Sophie Blake, a designer now based in the D.C. area, has achieved the “Designer’s Dream.” Featured in publications like Elle, Vogue and OK Magazine, she was picked up by Henri Bendel in 2011 and is on her way to becoming an internationally recognizable brand. Her first line was inspired by Art Deco style and the Cubism movement and she often draws inspiration from ancient geometric forms such as pyramids.
Sophie’s been designing since childhood, and her early art consists mostly of paintings and drawings. After moving to NYC in 2005, Sophie rekindled her artistic spirit and began to pursue a career in jewelry design. “Over the last 5 years I’ve taught myself different techniques and took courses in both metal-smithing and gemology.”
Her style is at once sophisticated, structural and versatile, drawing inspiration from the Deco period and vintage materials like Bakelite, a plastic from the 1930’s. “I design for both women and men, who enjoy quality over trend, have strong sense of fashion and history. Both enjoy luxury, balance of design and unique pieces that are modern with a touch of the ancient world.”
Between her move from NYC to the Washington, DC area, we caught up with Sophie for the official “Blake Beat.”
Wicked Peacock: Do you have a design routine or does it happen more organically?
Sophie Blake: It happens more organically. I don’t try to force it, but rather let my imagination run whether it’s by looking at a piece of chain and series of stones or I see a painting or building that I like and it instantly becomes my inspiration. Allot of my inspirations lately have been right here in New York City.
WP: Describe a day inside your studio.
SB: Every day for me can be different, however generally my day starts early in the morning when I check my emails. Then I make a checklist of what needs to be done for the day, whether it’s to pick up some additional materials from the store or run over to the casters and the platers to drop off pieces in making. By the afternoon I have settled back in and can have some quiet time to design and make new pieces. Sometimes I go to the showroom bring in new pieces or set up appointments with the boutiques to check on the inventory and see what pieces are selling well and which ones I would need to cut back in producing.
WP: How do you decide which materials to use?
SB: It depends on the design of the piece. For the latest collection, Bakelite was a very prominent material I used repeatedly. I also like to use semi-precious stones that are unusual in color or formation. I do gravitate towards materials that are vintage or limited edition in nature as I like to preserve a piece of history in my designs whether it is the style or the actual material used.
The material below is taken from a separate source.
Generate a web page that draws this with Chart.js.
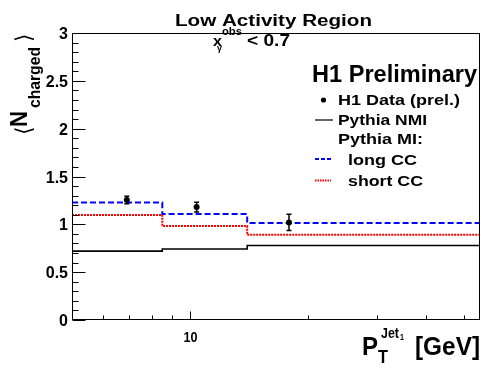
<!DOCTYPE html>
<html>
<head>
<meta charset="utf-8">
<script src="https://cdn.jsdelivr.net/npm/chart.js@4/dist/chart.umd.min.js"></script>
<style>
  html, body { margin: 0; padding: 0; background: #fff; }
  #c { display: block; }
</style>
</head>
<body>
<canvas id="c" width="491" height="374"></canvas>
<script>
// ---- data ----
const binEdges = [5, 8.5, 14, 55];            // P_T^Jet1 bin edges [GeV]
const pythiaNMI = [0.72, 0.742, 0.778];
const longCC   = [1.227, 1.108, 1.014];
const shortCC  = [1.097, 0.982, 0.89];
const dataX    = [6.9, 10.4, 17.9];
const dataY    = [1.254, 1.18, 1.02];
const dataErr  = [0.04, 0.05, 0.085];

const yMajorTicks = [0, 0.5, 1, 1.5, 2, 2.5, 3];
const yTickLabels = ['0', '0.5', '1', '1.5', '2', '2.5', '3'];
const yMinorTicks = [0.1,0.2,0.3,0.4,0.6,0.7,0.8,0.9,1.1,1.2,1.3,1.4,1.6,1.7,1.8,1.9,2.1,2.2,2.3,2.4,2.6,2.7,2.8,2.9];
const xMajorTicks = [10];
const xTickLabels = ['10'];
const xMinorTicks = [6, 7, 8, 9, 20, 30, 40, 50];

const title = 'Low Activity Region';
const legendTitle = 'H1 Preliminary';
const legendLabels = ['H1 Data (prel.)', 'Pythia NMI', 'Pythia MI:', 'long CC', 'short CC'];

function stepPoints(vals) {
  return binEdges.map((e, i) => ({ x: e, y: vals[Math.min(i, vals.length - 1)] }));
}

const FONT = '"Liberation Sans", Arial, Helvetica, sans-serif';

function drawText(ctx, s, x, y, font, width, align) {
  ctx.save();
  ctx.font = font;
  ctx.textBaseline = 'alphabetic';
  ctx.textAlign = 'left';
  const w = ctx.measureText(s).width;
  let sx = 1;
  if (width) sx = width / w;
  let left = x;
  const realW = w * sx;
  if (align === 'center') left = x - realW / 2;
  else if (align === 'right') left = x - realW;
  ctx.translate(left, y);
  ctx.scale(sx, 1);
  ctx.fillText(s, 0, 0);
  ctx.restore();
}

const decor = {
  id: 'decor',
  afterDatasetsDraw(chart) {
    const ctx = chart.ctx;
    const xs = chart.scales.x, ys = chart.scales.y;
    // error bars
    ctx.save();
    ctx.strokeStyle = '#000';
    ctx.lineWidth = 1.5;
    for (let i = 0; i < dataX.length; i++) {
      const px = xs.getPixelForValue(dataX[i]);
      const y1 = ys.getPixelForValue(dataY[i] - dataErr[i]);
      const y2 = ys.getPixelForValue(dataY[i] + dataErr[i]);
      ctx.beginPath();
      ctx.moveTo(px, y1); ctx.lineTo(px, y2);
      ctx.moveTo(px - 2.5, y1); ctx.lineTo(px + 2.5, y1);
      ctx.moveTo(px - 2.5, y2); ctx.lineTo(px + 2.5, y2);
      ctx.stroke();
    }
    ctx.restore();
  },
  afterDraw(chart) {
    const ctx = chart.ctx;
    const a = chart.chartArea;
    const xs = chart.scales.x, ys = chart.scales.y;
    ctx.save();
    ctx.fillStyle = '#000';
    ctx.strokeStyle = '#000';
    ctx.lineWidth = 1;
    // frame
    ctx.strokeRect(Math.round(a.left) + 0.5, Math.round(a.top) + 0.5,
                   Math.round(a.right - a.left) - 1, Math.round(a.bottom - a.top) - 1);
    const L = Math.round(a.left) + 0.5, B = Math.round(a.bottom) - 0.5;
    // y ticks (inward)
    ctx.beginPath();
    yMajorTicks.forEach(v => { const p = Math.round(ys.getPixelForValue(v)) + 0.5; ctx.moveTo(L, p); ctx.lineTo(L + 13, p); });
    yMinorTicks.forEach(v => { const p = Math.round(ys.getPixelForValue(v)) + 0.5; ctx.moveTo(L, p); ctx.lineTo(L + 6, p); });
    xMajorTicks.forEach(v => { const p = Math.round(xs.getPixelForValue(v)) + 0.5; ctx.moveTo(p, B); ctx.lineTo(p, B - 8); });
    xMinorTicks.forEach(v => { const p = Math.round(xs.getPixelForValue(v)) + 0.5; ctx.moveTo(p, B); ctx.lineTo(p, B - 4); });
    ctx.stroke();
    // tick labels
    yMajorTicks.forEach((v, i) => {
      const p = ys.getPixelForValue(v);
      drawText(ctx, yTickLabels[i], 68, p + 6, 'bold 16px ' + FONT, null, 'right');
    });
    xMajorTicks.forEach((v, i) => {
      const p = xs.getPixelForValue(v);
      drawText(ctx, xTickLabels[i], p + 0.5, 342, 'bold 15px ' + FONT, 14, 'center');
    });
    // title
    drawText(ctx, title, 273.5, 26, 'bold 16px ' + FONT, 197, 'center');
    // x_gamma^obs < 0.7
    drawText(ctx, 'x', 213, 46, 'bold 15px ' + FONT, 9);
    drawText(ctx, '\u03b3', 217, 51, 'bold 9px ' + FONT, 5);
    drawText(ctx, 'obs', 222, 35, 'bold 10px ' + FONT, 20);
    drawText(ctx, '< 0.7', 247, 46, 'bold 16px ' + FONT, 43);
    // legend
    drawText(ctx, legendTitle, 312, 82, 'bold 23px ' + FONT, 165);
    const lf = 'bold 15px ' + FONT;
    drawText(ctx, legendLabels[0], 338, 105, lf, 122);
    drawText(ctx, legendLabels[1], 338, 125, lf, 89);
    drawText(ctx, legendLabels[2], 338, 144, lf, 85);
    drawText(ctx, legendLabels[3], 348, 165, lf, 69);
    drawText(ctx, legendLabels[4], 348, 186, lf, 75);
    ctx.beginPath(); ctx.arc(323.5, 100, 2.6, 0, Math.PI * 2); ctx.fill();
    ctx.lineWidth = 1.2;
    ctx.beginPath(); ctx.moveTo(315, 120); ctx.lineTo(333, 120); ctx.stroke();
    ctx.lineWidth = 2;
    ctx.strokeStyle = '#0000ff'; ctx.setLineDash([4, 2]);
    ctx.beginPath(); ctx.moveTo(315, 159); ctx.lineTo(331, 159); ctx.stroke();
    ctx.strokeStyle = '#ff0000'; ctx.setLineDash([1.5, 1]);
    ctx.beginPath(); ctx.moveTo(315, 180.5); ctx.lineTo(331, 180.5); ctx.stroke();
    ctx.setLineDash([]);
    // x axis title
    drawText(ctx, 'P', 362, 355, 'bold 25px ' + FONT, 16);
    drawText(ctx, 'T', 378, 363, 'bold 18px ' + FONT, 10);
    drawText(ctx, 'Jet', 381, 338, 'bold 15px ' + FONT, 18);
    drawText(ctx, '1', 400, 340, 'bold 9px ' + FONT, 4);
    drawText(ctx, '[GeV]', 415, 355, 'bold 25px ' + FONT, 65);
    // y axis title (rotated)
    ctx.save();
    ctx.translate(27, 133);
    ctx.rotate(-Math.PI / 2);
    ctx.font = '22px "DejaVu Sans", sans-serif';
    ctx.fillText('\u27e8', -2, 4);
    drawText(ctx, 'N', 6, 0, 'bold 24px ' + FONT, 16);
    drawText(ctx, 'charged', 25, 12.5, 'bold 16px ' + FONT, 61);
    ctx.font = '22px "DejaVu Sans", sans-serif';
    ctx.fillText('\u27e9', 91, 4);
    ctx.restore();
    ctx.restore();
  }
};

new Chart(document.getElementById('c'), {
  type: 'line',
  data: {
    datasets: [
      {
        label: legendLabels[0],
        data: dataX.map((x, i) => ({ x: x, y: dataY[i] })),
        showLine: false,
        pointRadius: 3,
        pointStyle: 'circle',
        pointBackgroundColor: '#000',
        pointBorderColor: '#000',
        pointBorderWidth: 0
      },
      {
        label: 'long CC',
        data: stepPoints(longCC),
        stepped: true,
        borderColor: '#0000ff',
        borderWidth: 2,
        borderDash: [6, 3],
        pointRadius: 0,
        fill: false
      },
      {
        label: 'short CC',
        data: stepPoints(shortCC),
        stepped: true,
        borderColor: '#ff0000',
        borderWidth: 2,
        borderDash: [2, 1],
        pointRadius: 0,
        fill: false
      },
      {
        label: 'Pythia NMI',
        data: stepPoints(pythiaNMI),
        stepped: true,
        borderColor: '#000',
        borderWidth: 1.6,
        pointRadius: 0,
        fill: false
      }
    ]
  },
  options: {
    responsive: false,
    animation: false,
    devicePixelRatio: 1,
    layout: { padding: { left: 72, right: 11, top: 33, bottom: 54 } },
    scales: {
      x: { type: 'logarithmic', min: 5, max: 55, display: false },
      y: { type: 'linear', min: 0, max: 3, display: false }
    },
    plugins: { legend: { display: false }, tooltip: { enabled: false } }
  },
  plugins: [decor]
});
</script>
</body>
</html>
WP: Tell us about your latest collection.
SB: The latest collection was inspired by a series of Georges Braque’s paintings including La Tasse and the famous Violin and Candlestick. I wanted to keep the collection modern looking but introduce some vintage elements to it. So I used Bakelite as a focal point. Interestingly enough Bakelite was an early plastic introduced around the same time 1907, when Braque was working with Picasso in establishing the Cubist movement just a year later in 1908. The colors are very natural, the tones earthy using allot of browns, blacks with a hint of olivine crystals. The same palette of colors used in Braque’s work.
WP: What’s the most exciting thing to happen to you lately?
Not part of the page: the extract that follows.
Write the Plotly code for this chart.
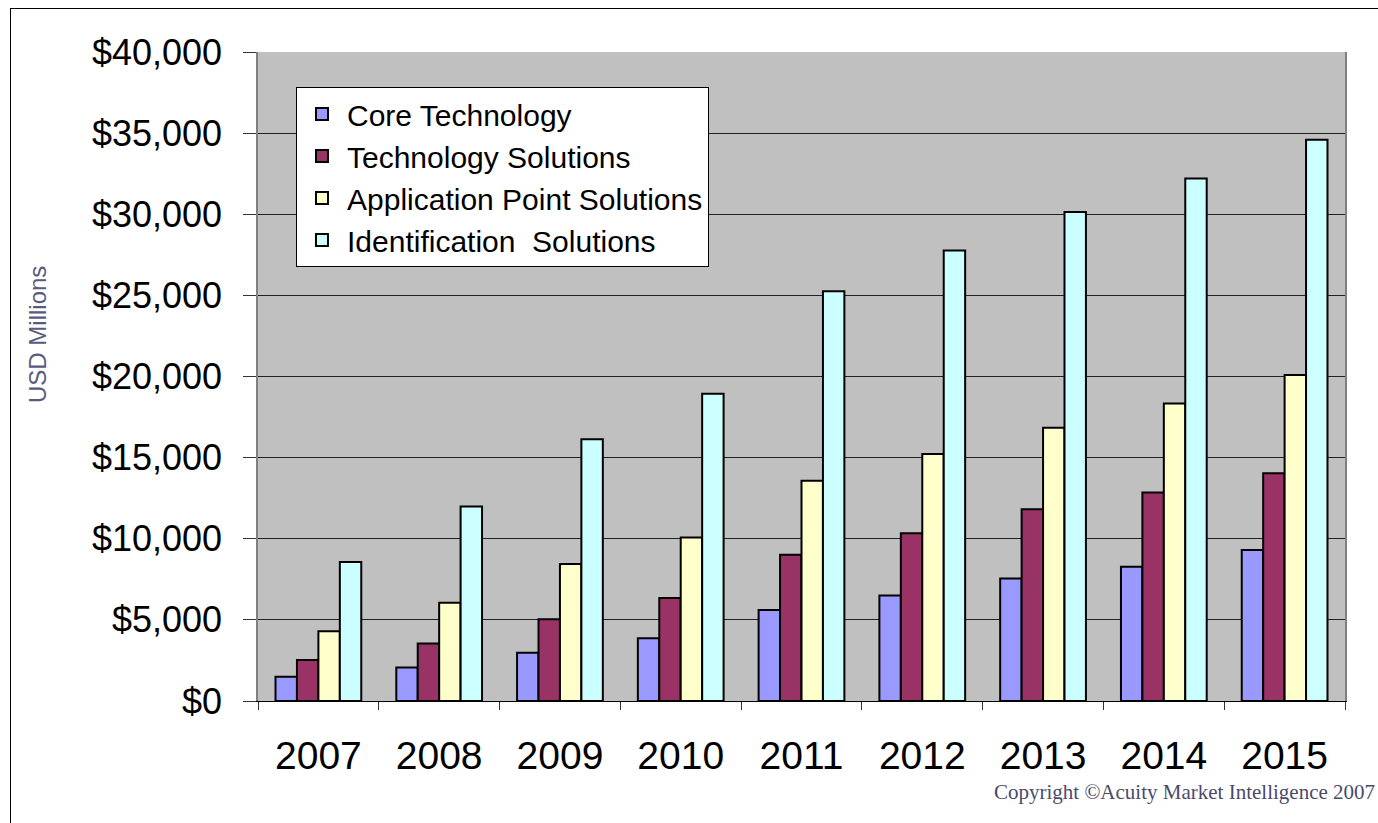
import plotly.graph_objects as go

years = ["2007", "2008", "2009", "2010", "2011", "2012", "2013", "2014", "2015"]
core_technology = [1500, 2070, 2980, 3870, 5610, 6510, 7550, 8270, 9310]
technology_solutions = [2530, 3550, 5040, 6350, 9020, 10340, 11820, 12850, 14040]
application_point_solutions = [4300, 6060, 8450, 10070, 13580, 15230, 16840, 18340, 20100]
identification_solutions = [8570, 11980, 16130, 18930, 25250, 27760, 30140, 32200, 34590]

series_names = ["Core Technology", "Technology Solutions",
                "Application Point Solutions", "Identification\u00a0 Solutions"]
series_values = [core_technology, technology_solutions,
                 application_point_solutions, identification_solutions]
series_colors = ["#9999FF", "#993366", "#FFFFCC", "#CCFFFF"]

y_tickvals = [0, 5000, 10000, 15000, 20000, 25000, 30000, 35000, 40000]
y_ticktext = ["$0", "$5,000", "$10,000", "$15,000", "$20,000",
              "$25,000", "$30,000", "$35,000", "$40,000"]

fig = go.Figure()
for name, vals, col in zip(series_names, series_values, series_colors):
    fig.add_trace(go.Bar(
        x=years, y=vals, name=name,
        marker=dict(color=col, line=dict(color="black", width=2)),
    ))

W, H = 1378, 823
PL, PR, PT, PB = 258, 1345, 52, 701   # plot area in reference pixels
L, T, R, B = PL, PT, W - PR, H - PB
pw = PR - PL
ph = PB - PT

def px_x(x):
    return (x - PL) / pw

def px_y(y):
    return (PB - y) / ph

fig.update_layout(
    width=W, height=H,
    margin=dict(l=L, r=R, t=T, b=B, pad=0),
    paper_bgcolor="white",
    plot_bgcolor="#C0C0C0",
    barmode="group",
    bargap=0.29,
    bargroupgap=0,
    font=dict(family="Liberation Sans, Arial, sans-serif", color="black"),
    showlegend=True,
    legend=dict(
        x=px_x(296), y=px_y(87), xanchor="left", yanchor="top",
        bgcolor="white", bordercolor="black", borderwidth=1,
        font=dict(size=30, color="black"),
        tracegroupgap=0,
        itemsizing="constant",
        itemwidth=40,
    ),
    xaxis=dict(
        type="category",
        tickson="boundaries",
        ticks="outside", ticklen=8, tickcolor="#333333", tickwidth=1,
        showline=True, linecolor="black", linewidth=1,
        showgrid=False,
        tickfont=dict(size=39, color="black"),
        ticklabelstandoff=20,
    ),
    yaxis=dict(
        range=[0, 40000],
        tickvals=y_tickvals, ticktext=y_ticktext,
        ticks="outside", ticklen=13, tickcolor="#333333", tickwidth=1,
        showline=True, linecolor="#808080", linewidth=1.5, mirror=True,
        showgrid=True, gridcolor="#222222", gridwidth=1,
        tickfont=dict(size=36, color="black"),
        ticklabelstandoff=14,
        zeroline=False,
    ),
    annotations=[
        dict(
            text="USD Millions", textangle=-90,
            xref="paper", yref="paper",
            x=px_x(37), y=px_y(335), xanchor="center", yanchor="middle",
            showarrow=False,
            font=dict(size=24, color="#5A5A80", family="Liberation Sans, Arial, sans-serif"),
        ),
        dict(
            text="Copyright \u00a9Acuity Market Intelligence 2007",
            xref="paper", yref="paper",
            x=px_x(1377), y=px_y(806), xanchor="right", yanchor="bottom",
            showarrow=False,
            font=dict(size=21, color="#4A4A6A", family="Liberation Serif, Times New Roman, serif"),
        ),
    ],
    shapes=[
        dict(type="line", xref="paper", yref="paper",
             x0=px_x(10), x1=px_x(1378), y0=px_y(8.5), y1=px_y(8.5),
             line=dict(color="black", width=1)),
        dict(type="line", xref="paper", yref="paper",
             x0=px_x(10.5), x1=px_x(10.5), y0=px_y(8), y1=px_y(823),
             line=dict(color="black", width=1)),
    ],
)

fig.write_html(
    "out.html",
    config={"displayModeBar": False},
    post_script="document.body.style.margin='0';document.body.style.overflow='hidden';",
)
SB: Well, I’ve been blessed in the last year as my family and friends have supported my dream to design and also become successful in the fashion industry. I do feel like it’s not one determining but rather a series of events including my debut with Henry Bendels my first press feature with Okay Magazine, 5 page spread with a French online magazine Fashizblack just this Jan/Feb. I just hope that I keep moving forward and getting more features and meet expand my network of the fashion community.